When Tora take to the stage, it's clear there is unique solidarity between the band. They claim their moniker is derived from the Greek word for now and this is refreshingly true of their sound and presence. Early on there is a sense of being part of something rare and inimitable. This gig is one of four east coast shows to mark the release of Tora's These Eyes single. Harmonies are often complex, but always flawless throughout and each note is struck with conviction. They open with an instrumental piece Get Like It (from their self-titled EP of 2013) and the second track Offering solidifies the fact that this set will be a tight one.
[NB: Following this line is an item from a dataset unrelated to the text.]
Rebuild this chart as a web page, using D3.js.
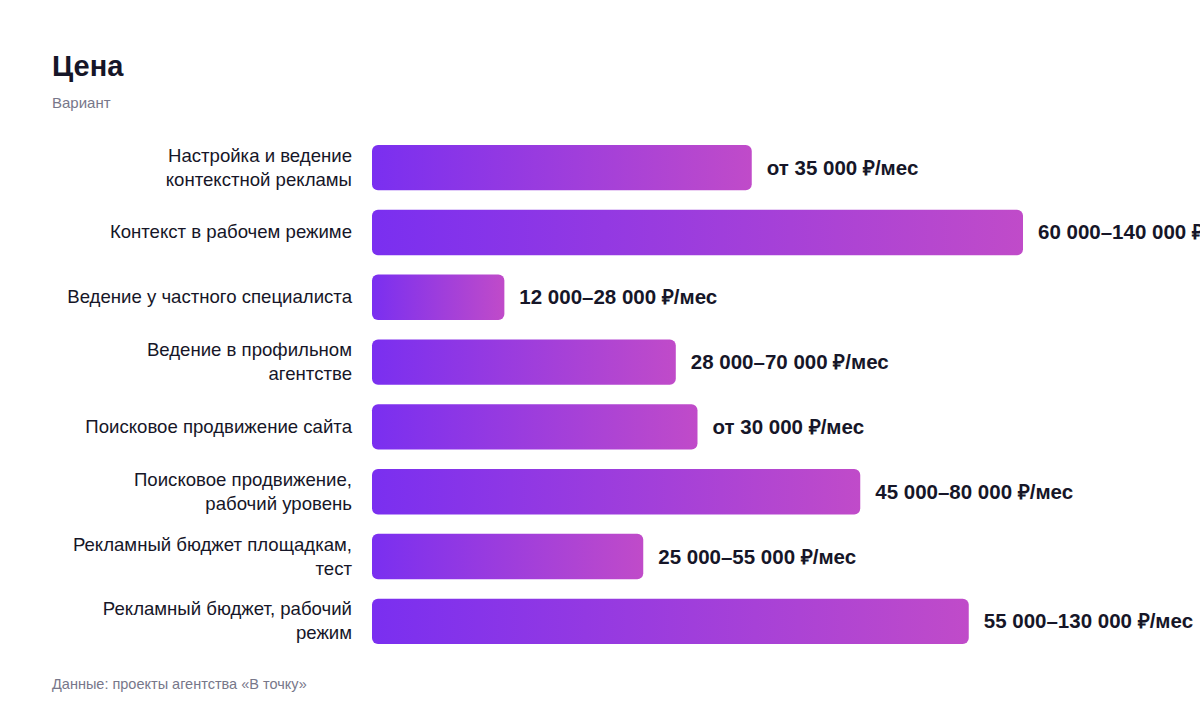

A sixth member joins Tora onstage from the beginning of their set, assisting with rhythms on a drum pad. However his presence is more significantly noted when he freestyles throughout the end of Future Man, an addition that's welcomed warmly by the crowd.

An encore is called for, and, without any unnecessary fanfare, Tora return. From beginning to end, the shared vocals of Toby Tunis, Jai Piccone and Jo Loewenthal are truly moving and spectacular to watch. If the ambient melodies aren't enough, Tora's vocal mastery keeps their audience deeply engaged.